Michael Patrick Cullinane, senior lecturer in US history at Northumbria University, is reading Chip Bishop’s The Lion and the Journalist (Lyons Press, 2012). “The story of Theodore Roosevelt and his lifelong friendship with Joseph Bucklin Bishop is engrossing. Their lives intersect at historic moments, adding perspective to the 1902 coal strike, the administration of the Panama Canal, the 1912 election and 20th-century journalism in the White House. Most importantly, as Roosevelt’s official biographer, Bishop’s controversial hagiography can tell us much about this president’s early legacy.”
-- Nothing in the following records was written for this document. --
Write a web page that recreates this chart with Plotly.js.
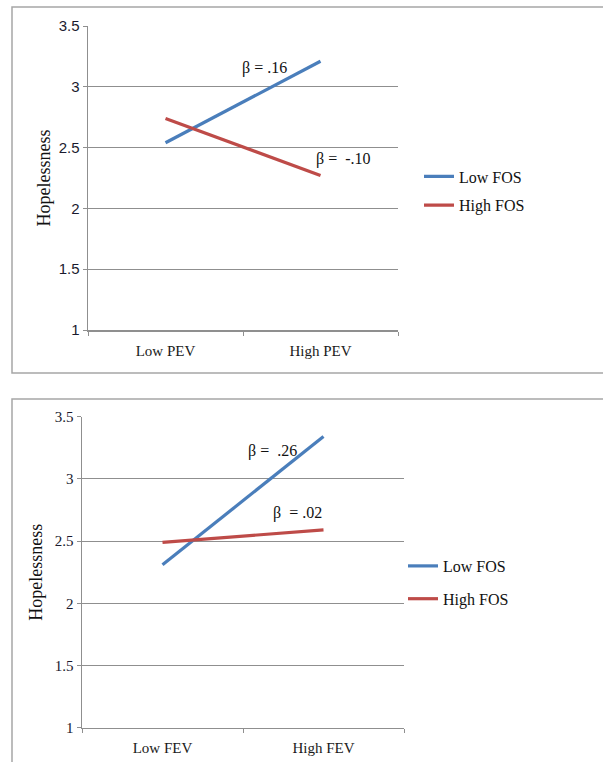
<!DOCTYPE html>
<html>
<head>
<meta charset="utf-8">
<script src="https://cdn.plot.ly/plotly-3.0.1.min.js"></script>
<style>html,body{margin:0;padding:0;background:#fff;}#chart{width:603px;height:762px;}</style>
</head>
<body>
<div id="chart"></div>
<script>
// Panel 1
var cats1 = ["Low PEV", "High PEV"];
var lowFOS1 = [2.54, 3.21];
var highFOS1 = [2.74, 2.27];
// Panel 2
var cats2 = ["Low FEV", "High FEV"];
var lowFOS2 = [2.31, 3.34];
var highFOS2 = [2.49, 2.59];
var seriesNames = ["Low FOS", "High FOS"];
var yTicks = [1, 1.5, 2, 2.5, 3, 3.5];
var yTickText = ["1", "1.5", "2", "2.5", "3", "3.5"];
var betas1 = ["\u03b2 = .16", "\u03b2 =  -.10"];
var betas2 = ["\u03b2 =  .26", "\u03b2  = .02"];

var BLUE = "#4A7EBB", RED = "#BE4B48", GRID = "#8f8f8f";
var serif = "Liberation Serif, Times New Roman, serif";

var traces = [
  {x: cats1, y: lowFOS1, name: seriesNames[0], mode: "lines", line: {color: BLUE, width: 3.2}, xaxis: "x", yaxis: "y", legend: "legend", legendgroup: "a"},
  {x: cats1, y: highFOS1, name: seriesNames[1], mode: "lines", line: {color: RED, width: 3.2}, xaxis: "x", yaxis: "y", legend: "legend", legendgroup: "b"},
  {x: cats2, y: lowFOS2, name: seriesNames[0], mode: "lines", line: {color: BLUE, width: 3.2}, xaxis: "x2", yaxis: "y2", legend: "legend2", legendgroup: "c"},
  {x: cats2, y: highFOS2, name: seriesNames[1], mode: "lines", line: {color: RED, width: 3.2}, xaxis: "x2", yaxis: "y2", legend: "legend2", legendgroup: "d"}
];

function xax(domain, anchor) {
  return {domain: domain, anchor: anchor, type: "category", range: [-0.5, 1.5],
    showline: true, linecolor: GRID, linewidth: 1.5, ticks: "outside", tickson: "boundaries",
    ticklen: 4, tickcolor: GRID, showgrid: false, zeroline: false, ticklabelstandoff: 6,
    tickfont: {family: serif, size: 15, color: "#1a1a1a"}, fixedrange: true};
}
function yax(domain, anchor, tickFamily, standoff) {
  return {domain: domain, anchor: anchor, range: [1, 3.5], tickvals: yTicks, ticktext: yTickText,
    showline: true, linecolor: GRID, linewidth: 1.5, ticks: "outside", ticklen: 4, tickcolor: GRID,
    showgrid: true, gridcolor: GRID, gridwidth: 1, zeroline: false,
    tickfont: {family: tickFamily, size: 15, color: "#1a1a2e"},
    title: {text: "Hopelessness", font: {family: serif, size: 18, color: "#111"}, standoff: standoff},
    fixedrange: true};
}

var layout = {
  width: 603, height: 762, margin: {l: 0, r: 0, t: 0, b: 0},
  paper_bgcolor: "#fff", plot_bgcolor: "#fff", showlegend: true,
  xaxis: xax([88/603, 398/603], "y"),
  yaxis: yax([1 - 330/762, 1 - 26/762], "x", "Liberation Sans, Arial, sans-serif", 3),
  xaxis2: xax([82/603, 404/603], "y2"),
  yaxis2: yax([1 - 727.7/762, 1 - 416.7/762], "x2", serif, 7),
  legend: {x: 419/603, y: 1 - 191/762, xanchor: "left", yanchor: "middle", bgcolor: "rgba(0,0,0,0)",
    font: {family: serif, size: 16, color: "#111"}, tracegroupgap: 5, itemwidth: 30},
  legend2: {x: 403/603, y: 1 - 582.5/762, xanchor: "left", yanchor: "middle", bgcolor: "rgba(0,0,0,0)",
    font: {family: serif, size: 16, color: "#111"}, tracegroupgap: 9, itemwidth: 30},
  shapes: [
    {type: "rect", xref: "paper", yref: "paper", x0: 12/603, x1: 1.01, y0: 1 - 373/762, y1: 1 - 7/762,
      line: {color: "#a6a6a6", width: 1.5}, fillcolor: "rgba(0,0,0,0)", layer: "below"},
    {type: "rect", xref: "paper", yref: "paper", x0: 12/603, x1: 1.01, y0: -0.01, y1: 1 - 399/762,
      line: {color: "#a6a6a6", width: 1.5}, fillcolor: "rgba(0,0,0,0)", layer: "below"}
  ],
  annotations: [
    {xref: "x", yref: "y", x: cats1[1], y: lowFOS1[1], text: betas1[0], showarrow: false, xshift: -56, yshift: -7,
      font: {family: serif, size: 16, color: "#111"}},
    {xref: "x", yref: "y", x: cats1[1], y: highFOS1[1], text: betas1[1], showarrow: false, xshift: 23, yshift: 17,
      font: {family: serif, size: 16, color: "#111"}},
    {xref: "x2", yref: "y2", x: cats2[1], y: lowFOS2[1], text: betas2[0], showarrow: false, xshift: -51, yshift: -14,
      font: {family: serif, size: 16, color: "#111"}},
    {xref: "x2", yref: "y2", x: cats2[1], y: highFOS2[1], text: betas2[1], showarrow: false, xshift: -26, yshift: 17,
      font: {family: serif, size: 16, color: "#111"}}
  ]
};

Plotly.newPlot("chart", traces, layout, {staticPlot: true, displayModeBar: false});
</script>
</body>
</html>
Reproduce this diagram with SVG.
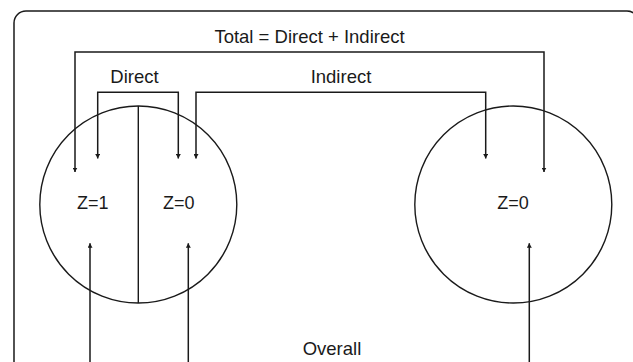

John Gilbey, who lectures in IT service management at Aberystwyth University, is reading – for maybe the fourth or fifth time – Joshua Slocum’s classic nautical tale Sailing Alone Around the World (John Beaufoy, 2010). “Having rebuilt the oyster sloop Spray, which he found in a meadow, Slocum set off from Boston in 1895 on an eventful three-year circumnavigation. The book was hugely popular at the time – and the dry, understated humour with which he describes his triumphs and disasters still brings a smile to the faces of those who have (like me) made fools of themselves at sea.”
Liz Gloyn, lecturer in Classics, Royal Holloway, University of London, is reading Ursula Le Guin’s Lavinia (Orion, 2010). “Le Guin breathes life into a pivotal but almost invisible character from Virgil’s epic poem, the Aeneid, and retells the classic foundation myth of Rome from her perspective. Lavina’s choice to marry Aeneas instead of Turnus brings war to her people, but also enables the eventual rise of Augustus. A great example of imaginative classical reception in contemporary fiction.”
Richard Howells, reader in culture, media and creative industries, King’s College London, is reading Adrianne Rubin’s Roger Fry’s ‘Difficult and Uncertain Science’ (Peter Lang, 2013). “I’ll read anything about Fry – a scholar, aesthete and public intellectual who was also said to be extremely good company. This is true even of a book that is essentially a published doctoral thesis and therefore slightly less engaging. But the author takes the great man with appropriate seriousness, confirming that with Roger Eliot Fry we have one R.E.F. who, unlike his acronymic namesake, genuinely deserves to be called excellent.”